How much research did you do on real-life serial killers?

I did some. I wouldn’t say I did huge amounts partly because it was so fast. I put together the script and the Fringe said yes and before I knew it I was performing it. I trusted Joyce’s work, I think she’s a genius, and so much is there in the words and how she’s put it together. Also you can go on youtube and you can see Jeffrey Dahmer. I’m not doing an imitation of him, but I did get a lot of information from just watching him and how flat his affect is. There’s no affect at all.

photo:Dixie Sheridan

Have you encountered a temptation to pull back at all when you feel that a particular moment is disturbing the audience?

No and I consider that part of my responsibility as the performer because Joyce, in her writing, is so gutsy and is so unafraid to really “go there”. As the performer I have to honor that. In very early rehearsals, I knew all my lines. But when I got to some of the really terrible things that I had to say I would just go blank.
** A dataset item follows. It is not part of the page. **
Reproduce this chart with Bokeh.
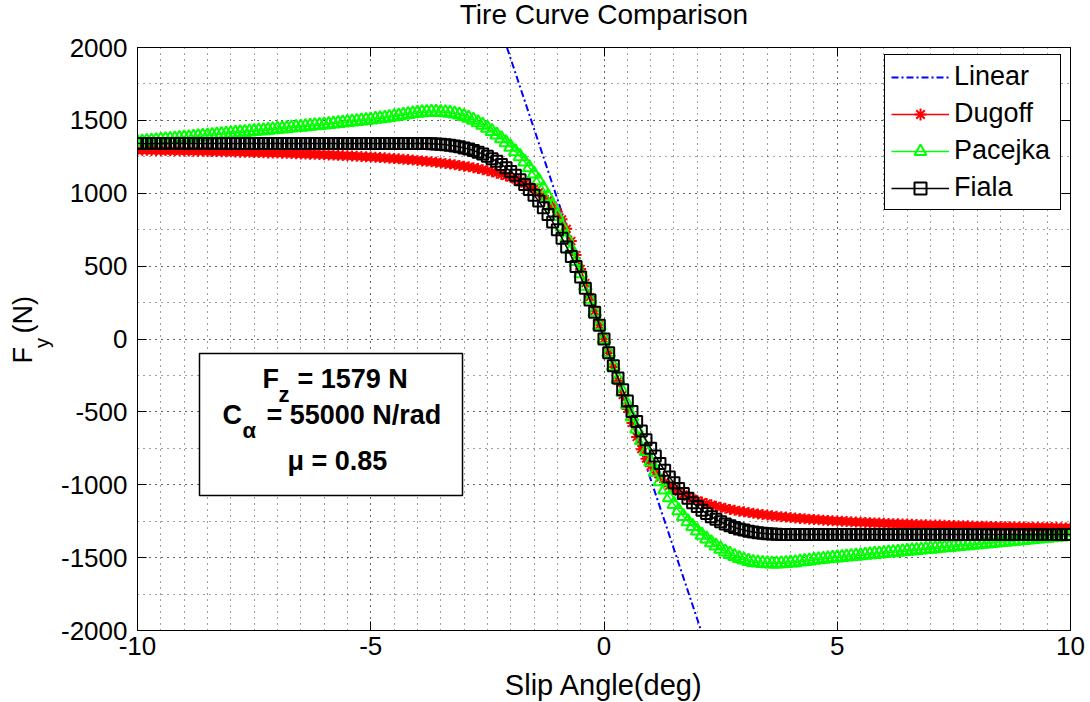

But that just lasted a day or two. The audience is very close, that’s part of the experience, it’s deliberate that it’s a very intimate theatre. Depending on what’s happening with the lights, I can sometimes see people and especially because I am talking right to them there’s been a number of times when I’ve seen people covering their face. If I’m talking about doing something to a man’s groin I’ve seen men in the audience crossing and uncrossing their legs. I’m definitely aware of their reactions.
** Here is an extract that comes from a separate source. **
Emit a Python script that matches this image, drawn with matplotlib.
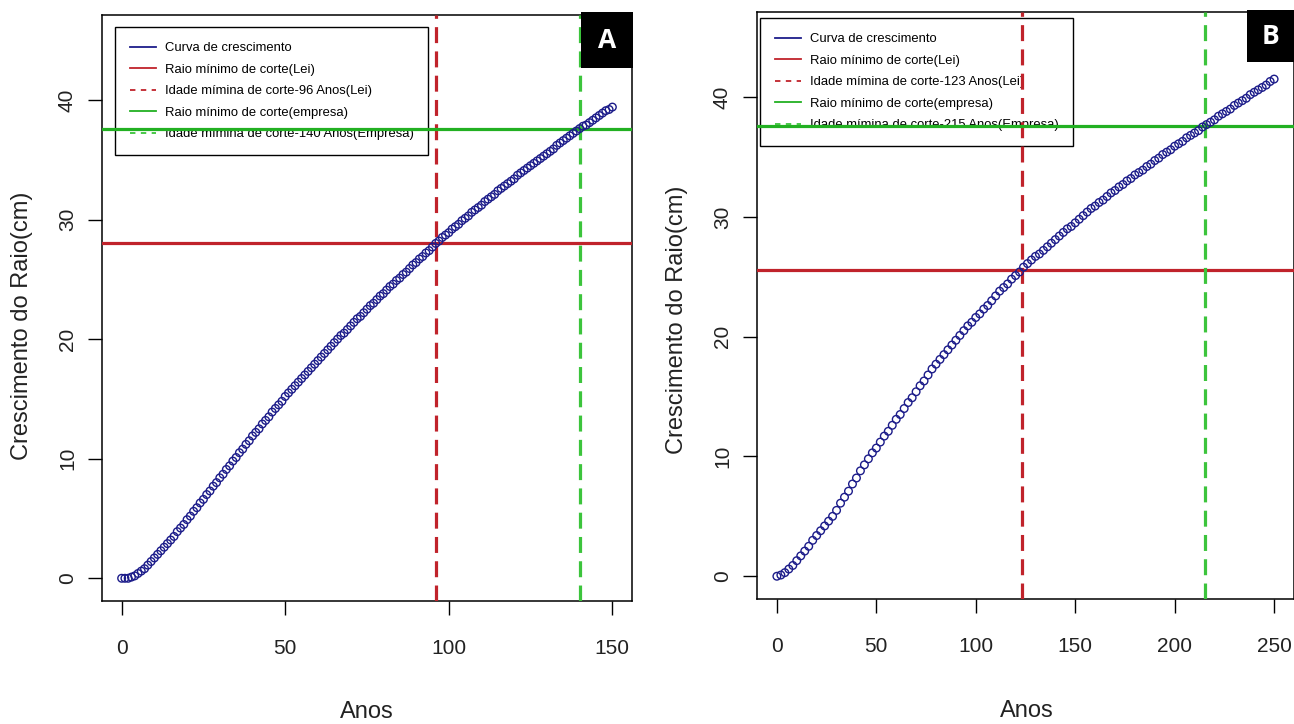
import matplotlib
matplotlib.use("Agg")
import matplotlib.pyplot as plt
from matplotlib import font_manager as fm
from matplotlib.lines import Line2D
from matplotlib.patches import Rectangle

nomes = {f.name for f in fm.fontManager.ttflist}
FN = 'Liberation Sans Narrow' if 'Liberation Sans Narrow' in nomes else 'Liberation Sans'
plt.rcParams['font.family'] = [FN, 'DejaVu Sans']

AZUL = "#1c1c8a"; VERM = "#c0232b"; VERDE = "#22b022"; VERDE2 = "#3cc43c"

# ---- dados painel A (anual, 0-150 anos) ----
anos_a = list(range(0, 151))
raio_a = [0.0, 0.0, 0.0, 0.1, 0.2, 0.4, 0.6, 0.8, 1.1, 1.4,
          1.7, 2.0, 2.3, 2.6, 2.9, 3.2, 3.5, 3.9, 4.2, 4.5,
          4.9, 5.2, 5.6, 5.9, 6.3, 6.6, 7.0, 7.3, 7.7, 8.0,
          8.4, 8.7, 9.1, 9.4, 9.8, 10.1, 10.5, 10.8, 11.2, 11.5,
          11.9, 12.2, 12.5, 12.9, 13.2, 13.5, 13.9, 14.2, 14.5, 14.8,
          15.2, 15.5, 15.8, 16.1, 16.4, 16.7, 17.0, 17.3, 17.6, 17.9,
          18.2, 18.5, 18.8, 19.1, 19.4, 19.7, 20.0, 20.3, 20.5, 20.8,
          21.1, 21.4, 21.7, 21.9, 22.2, 22.5, 22.8, 23.0, 23.3, 23.6,
          23.8, 24.1, 24.4, 24.6, 24.9, 25.1, 25.4, 25.6, 25.9, 26.2,
          26.4, 26.7, 26.9, 27.2, 27.4, 27.7, 28.0, 28.2, 28.5, 28.7,
          28.9, 29.2, 29.4, 29.6, 29.9, 30.1, 30.3, 30.6, 30.8, 31.0,
          31.2, 31.5, 31.7, 31.9, 32.1, 32.4, 32.6, 32.8, 33.0, 33.2,
          33.4, 33.7, 33.9, 34.1, 34.3, 34.5, 34.7, 34.9, 35.1, 35.3,
          35.5, 35.7, 35.9, 36.2, 36.4, 36.6, 36.8, 37.0, 37.2, 37.4,
          37.6, 37.8, 37.9, 38.1, 38.3, 38.5, 38.7, 38.9, 39.1, 39.2,
          39.4]
lei_raio_a = 28.0; lei_idade_a = 96
emp_raio_a = 37.6; emp_idade_a = 140

# ---- dados painel B (a cada 2 anos, 0-250 anos) ----
anos_b = list(range(0, 251, 2))
raio_b = [0.0, 0.1, 0.3, 0.6, 0.9, 1.3, 1.7, 2.1, 2.5, 3.0,
          3.4, 3.8, 4.2, 4.6, 5.0, 5.5, 6.1, 6.6, 7.1, 7.7,
          8.2, 8.8, 9.3, 9.8, 10.3, 10.7, 11.2, 11.7, 12.1, 12.6,
          13.1, 13.5, 14.0, 14.5, 14.9, 15.4, 15.9, 16.3, 16.8, 17.3,
          17.7, 18.1, 18.5, 18.9, 19.3, 19.7, 20.1, 20.5, 20.9, 21.2,
          21.6, 21.9, 22.3, 22.6, 23.0, 23.4, 23.8, 24.1, 24.4, 24.8,
          25.1, 25.4, 25.8, 26.1, 26.4, 26.7, 26.9, 27.2, 27.5, 27.8,
          28.1, 28.4, 28.7, 29.0, 29.2, 29.5, 29.8, 30.1, 30.4, 30.7,
          30.9, 31.2, 31.4, 31.7, 32.0, 32.2, 32.5, 32.7, 33.0, 33.2,
          33.5, 33.7, 33.9, 34.2, 34.4, 34.7, 34.9, 35.2, 35.4, 35.6,
          35.9, 36.1, 36.3, 36.6, 36.8, 37.0, 37.2, 37.5, 37.7, 37.9,
          38.1, 38.4, 38.6, 38.8, 39.0, 39.3, 39.5, 39.7, 39.9, 40.2,
          40.4, 40.6, 40.8, 41.0, 41.3, 41.5]
lei_raio_b = 25.6; lei_idade_b = 123
emp_raio_b = 37.6; emp_idade_b = 215

W, H = 1294, 724
fig = plt.figure(figsize=(W/100, H/100), dpi=100)

def px(l, t, r, b):
    return [l/W, 1-b/H, (r-l)/W, (b-t)/H]

def painel(ax, anos, raio, lr, li, er, ei, xlim, xt, leg_xy, ylx, yly, xlx):
    ax.scatter(anos, raio, s=30, facecolors='none', edgecolors=AZUL, linewidths=1.0, zorder=4)
    ax.axhline(lr, color=VERM, lw=2.3, zorder=3)
    ax.axvline(li, color=VERM, lw=2.3, ls=(0, (5, 2.6)), zorder=3)
    ax.axhline(er, color=VERDE, lw=2.3, zorder=3)
    ax.axvline(ei, color=VERDE2, lw=2.3, ls=(0, (5, 2.6)), zorder=3)
    ax.set_xlim(*xlim); ax.set_ylim(-1.9, 47.1)
    ax.set_xticks(xt); ax.set_yticks([0, 10, 20, 30, 40])
    ax.tick_params(axis='both', length=10, width=1, color='black', labelsize=15, labelcolor='#222222')
    ax.tick_params(axis='x', pad=17)
    ax.tick_params(axis='y', pad=8, labelrotation=90)
    for lab in ax.get_yticklabels():
        lab.set_va('center')
    for s in ax.spines.values():
        s.set_linewidth(1.1); s.set_color('black')
    ax.set_xlabel("Anos", fontsize=17, color='#222222')
    ax.xaxis.set_label_coords(xlx, -0.19); ax.xaxis.label.set_va('center')
    ax.set_ylabel("Crescimento do Raio(cm)", fontsize=17, color='#222222')
    ax.yaxis.set_label_coords(ylx, yly); ax.yaxis.label.set_va('center')
    hs = [Line2D([], [], color=AZUL, lw=1.3),
          Line2D([], [], color=VERM, lw=1.3),
          Line2D([], [], color=VERM, lw=1.3, ls=(0, (3, 3))),
          Line2D([], [], color=VERDE, lw=1.3),
          Line2D([], [], color=VERDE2, lw=1.3, ls=(0, (3, 3)))]
    labs = ["Curva de crescimento", "Raio mínimo de corte(Lei)",
            f"Idade mímina de corte-{li} Anos(Lei)", "Raio mínimo de corte(empresa)",
            f"Idade mímina de corte-{ei} Anos(Empresa)"]
    leg = ax.legend(hs, labs, loc='upper left', bbox_to_anchor=leg_xy, borderaxespad=0,
                    fontsize=9.4, handlelength=2.0, handletextpad=0.65, borderpad=1.15,
                    labelspacing=0.72, fancybox=False, framealpha=1, edgecolor='black')
    leg.get_frame().set_linewidth(1.0)
    leg.set_zorder(1)

axA = fig.add_axes(px(102, 15, 632, 601))
painel(axA, anos_a, raio_a, lei_raio_a, lei_idade_a, emp_raio_a, emp_idade_a,
       (-6, 156), [0, 50, 100, 150], (0.0245, 0.9795), -0.151, 0.47, 0.5)

axB = fig.add_axes(px(757, 12, 1294, 599))
painel(axB, anos_b, raio_b, lei_raio_b, lei_idade_b, emp_raio_b, emp_idade_b,
       (-10, 260), [0, 50, 100, 150, 200, 250], (0.0056, 0.9898), -0.149, 0.475, 0.503)

# etiquetas A / B
for (l, t, r, b), let in [((581, 12, 633, 68), "A"), ((1247, 10, 1294, 62), "B")]:
    fig.patches.append(Rectangle((l/W, 1-b/H), (r-l)/W, (b-t)/H, transform=fig.transFigure,
                                 facecolor='black', edgecolor='none', zorder=10))
    fig.text((l+r)/2/W, 1-(t+b)/2/H, let, color='white', fontsize=19, fontweight='bold',
             family=['Open Sans', 'DejaVu Sans'], ha='center', va='center', zorder=11)

fig.savefig("out.png", dpi=100)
The only time I’ve really gotten uncomfortable, because (Quentin) makes a number of remarks that are not politically correct about minorities, was when there was an African-American man sitting right in the front row at one performance. I was very aware of what I was saying. I made sure to introduce myself afterward and to be extra nice, but he was absolutely fine.
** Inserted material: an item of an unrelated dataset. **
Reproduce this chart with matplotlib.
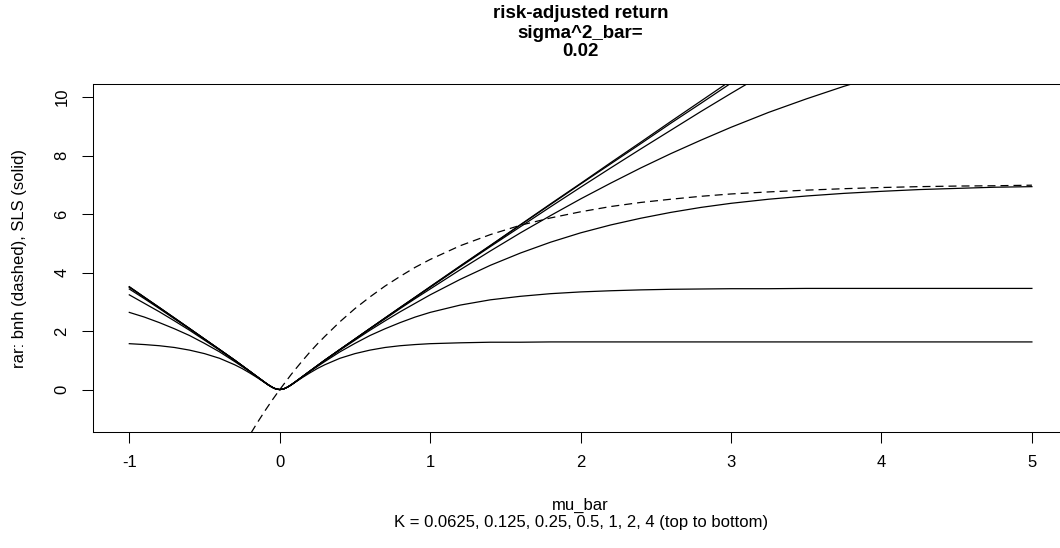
import matplotlib
matplotlib.use("Agg")
import matplotlib.pyplot as plt

# mu_bar grid and risk-adjusted returns (sigma^2_bar = 0.02)
mu_bar = [-1, -0.9, -0.8, -0.7, -0.6, -0.5, -0.4, -0.3, -0.25, -0.2, -0.15, -0.1, -0.075, -0.05, -0.025, 0,
          0.025, 0.05, 0.075, 0.1, 0.15, 0.2, 0.25, 0.3, 0.4, 0.5, 0.6, 0.7, 0.8, 0.9, 1.0,
          1.2, 1.4, 1.6, 1.8, 2.0, 2.2, 2.4, 2.6, 2.8, 3.0, 3.25, 3.5, 3.75, 4.0, 4.25, 4.5, 4.75, 5.0]

# buy-and-hold (dashed)
rar_bnh = [-12.09, -10.27, -8.62, -7.13, -5.78, -4.56, -3.46, -2.46, -2.00, -1.56, -1.14, -0.74, -0.55, -0.36, -0.18, 0,
           0.17, 0.34, 0.51, 0.67, 0.98, 1.28, 1.56, 1.82, 2.32, 2.77, 3.17, 3.54, 3.87, 4.18, 4.45,
           4.92, 5.30, 5.62, 5.87, 6.08, 6.26, 6.40, 6.51, 6.61, 6.69, 6.76, 6.82, 6.87, 6.91, 6.94, 6.96, 6.97, 6.99]

# SLS (solid), one list per K
K_values = [0.0625, 0.125, 0.25, 0.5, 1, 2, 4]
rar_sls = {
    0.0625: [3.52, 3.16, 2.81, 2.45, 2.09, 1.73, 1.37, 1.01, 0.82, 0.63, 0.44, 0.25, 0.16, 0.08, 0.02, 0,
             0.02, 0.08, 0.16, 0.25, 0.44, 0.63, 0.82, 1.01, 1.37, 1.73, 2.09, 2.45, 2.81, 3.16, 3.52,
             4.23, 4.93, 5.64, 6.35, 7.05, 7.76, 8.46, 9.17, 9.87, 10.57, 11.45, 12.32, 13.19, 14.06, 14.93, 15.80, 16.67, 17.53],
    0.125: [3.51, 3.16, 2.80, 2.45, 2.09, 1.73, 1.37, 1.01, 0.82, 0.63, 0.44, 0.25, 0.16, 0.08, 0.02, 0,
            0.02, 0.08, 0.16, 0.25, 0.44, 0.63, 0.82, 1.01, 1.37, 1.73, 2.09, 2.45, 2.80, 3.16, 3.51,
            4.22, 4.92, 5.63, 6.33, 7.03, 7.72, 8.41, 9.11, 9.79, 10.48, 11.33, 12.18, 13.02, 13.85, 14.68, 15.50, 16.31, 17.12],
    0.25: [3.50, 3.15, 2.80, 2.44, 2.09, 1.73, 1.37, 1.01, 0.82, 0.63, 0.44, 0.25, 0.16, 0.08, 0.02, 0,
           0.02, 0.08, 0.16, 0.25, 0.44, 0.63, 0.82, 1.01, 1.37, 1.73, 2.09, 2.44, 2.80, 3.15, 3.50,
           4.20, 4.89, 5.57, 6.25, 6.92, 7.58, 8.23, 8.87, 9.51, 10.13, 10.89, 11.63, 12.36, 13.06, 13.75, 14.41, 15.06, 15.68],
    0.5: [3.44, 3.11, 2.77, 2.42, 2.08, 1.72, 1.37, 1.00, 0.82, 0.63, 0.44, 0.25, 0.16, 0.08, 0.02, 0,
          0.02, 0.08, 0.16, 0.25, 0.44, 0.63, 0.82, 1.00, 1.37, 1.72, 2.08, 2.42, 2.77, 3.11, 3.44,
          4.10, 4.74, 5.36, 5.95, 6.52, 7.06, 7.58, 8.07, 8.53, 8.97, 9.48, 9.94, 10.37, 10.76, 11.11, 11.43, 11.72, 11.98],
    1: [3.24, 2.95, 2.66, 2.35, 2.03, 1.69, 1.35, 1.00, 0.81, 0.63, 0.44, 0.25, 0.16, 0.08, 0.02, 0,
        0.02, 0.08, 0.16, 0.25, 0.44, 0.63, 0.81, 1.00, 1.35, 1.69, 2.03, 2.35, 2.66, 2.95, 3.24,
        3.77, 4.25, 4.67, 5.04, 5.36, 5.63, 5.86, 6.06, 6.23, 6.37, 6.51, 6.62, 6.71, 6.78, 6.84, 6.88, 6.92, 6.94],
    2: [2.64, 2.48, 2.29, 2.08, 1.85, 1.58, 1.29, 0.96, 0.79, 0.62, 0.43, 0.25, 0.16, 0.08, 0.02, 0,
        0.02, 0.08, 0.16, 0.25, 0.43, 0.62, 0.79, 0.96, 1.29, 1.58, 1.85, 2.08, 2.29, 2.48, 2.64,
        2.89, 3.07, 3.19, 3.28, 3.34, 3.38, 3.41, 3.43, 3.44, 3.45, 3.45, 3.46, 3.46, 3.46, 3.46, 3.46, 3.46, 3.46],
    4: [1.57, 1.54, 1.50, 1.44, 1.35, 1.23, 1.07, 0.85, 0.72, 0.57, 0.41, 0.24, 0.15, 0.08, 0.02, 0,
        0.02, 0.08, 0.15, 0.24, 0.41, 0.57, 0.72, 0.85, 1.07, 1.23, 1.35, 1.44, 1.50, 1.54, 1.57,
        1.60, 1.62, 1.62, 1.63, 1.63, 1.63, 1.63, 1.63, 1.63, 1.63, 1.63, 1.63, 1.63, 1.63, 1.63, 1.63, 1.63, 1.63],
}

x_ticks = [-1, 0, 1, 2, 3, 4, 5]
y_ticks = [0, 2, 4, 6, 8, 10]

plt.rcParams['font.family'] = ['Liberation Sans', 'DejaVu Sans']

W, H = 1060, 548
fig = plt.figure(figsize=(W / 100, H / 100), dpi=100)
# plot box in pixels: left 93, right 1068 (past the image edge), top 84, bottom 432
ax = fig.add_axes([93.2 / W, 1 - 431.7 / H, (1068 - 93.2) / W, (431.7 - 84.3) / H])

for K in K_values:
    ax.plot(mu_bar, rar_sls[K], color='black', lw=0.9)
ax.plot(mu_bar, rar_bnh, color='black', lw=0.9, dashes=(6.4, 4.0))

ax.set_xlim(-1.24, 5.24)
ax.set_ylim(-1.44, 10.44)
ax.set_xticks(x_ticks)
ax.set_xticklabels([str(v) for v in x_ticks])
ax.set_yticks(y_ticks)
ax.set_yticklabels([str(v) for v in y_ticks])
ax.tick_params(direction='out', length=8, width=0.75, labelsize=12, pad=9)
ax.tick_params(axis='y', labelrotation=90)
for lab in ax.get_yticklabels():
    lab.set_va('center')
for s in ax.spines.values():
    s.set_linewidth(0.75)

cx = (93.2 + 1068) / 2 / W
fig.text(cx, 1 - 14 / H, 'risk-adjusted return', ha='center', va='center', fontsize=13.5, fontweight='bold')
fig.text(cx, 1 - 33 / H, 'sigma^2_bar=', ha='center', va='center', fontsize=13.5, fontweight='bold')
fig.text(cx, 1 - 52 / H, '0.02', ha='center', va='center', fontsize=13.5, fontweight='bold')

fig.text(cx, 1 - 505 / H, 'mu_bar', ha='center', va='center', fontsize=12)
fig.text(cx, 1 - 523 / H, 'K = 0.0625, 0.125, 0.25, 0.5, 1, 2, 4 (top to bottom)',
         ha='center', va='center', fontsize=12)
fig.text(20 / W, 1 - 258 / H, 'rar: bnh (dashed), SLS (solid)', rotation=90,
         ha='center', va='center', fontsize=12)

fig.savefig('out.png', dpi=100)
What reactions do you get after a performance?

There was a critic at an event who told me that she was scared to talk to me. What was more surprising was that friends of mine would be afraid of me. Joyce too. We had not met before opening night at the Fringe but we’d had a lovely email relationship. She said she was afraid to shake my hand. She was trying to decide whether she could ask me along with some friends of hers. Later she said I seemed like such a nice man, but just a few minutes ago I was this monster. To put her at her ease I said “oh, I was just pretending”. She’s very smart and quick and she said “Anybody can pretend, but they can’t pretend like you.”

How do you, as an actor who has to put his humanity to use to depict a character, go about playing someone who seems to have so little humanity?

It helps me that I feel I’m 100% opposite of him. He’s so different from me that it’s a wonderful challenge to reach way way out of yourself but obviously you still have to use your own feelings and your own imagination and apply them. I think we’ve all known narcissists and how their self-involvement can create problems in every day life. So this is a narcissist times one million, this person has no empathy whatsoever.

Not a question, but I wanted to tell you that the experience of watching the show is like being locked in a room with a mad man rather than with an actor playing one.

A number of audience members start to feel very claustrophobic and have said that. I take that as a compliment. This is a different acting experience than I’ve had in other plays. When I’m doing it I don’t feel like I’m in a conventional play, although of course it is a play. In America we have certain rules about what you’re supposed to do in playwriting. Even if it’s a horrible dark subject, at the end there should be a lesson learned there should be some uplift and we should feel smarter and better about it. NO. Joyce goes to the total darkest place. She makes no apologies and she doesn’t follow that form and she doesn’t think there needs to be any redemption whatsoever. It’s shocking to people.

How do you shake off the character after a performance?

I found it very helpful going for bodywork. Massage, Alexander technique, whatever, somehow gets whatever he is out of my body. People ask me if I have had nightmares from doing the show but I haven’t. I’m grateful for that.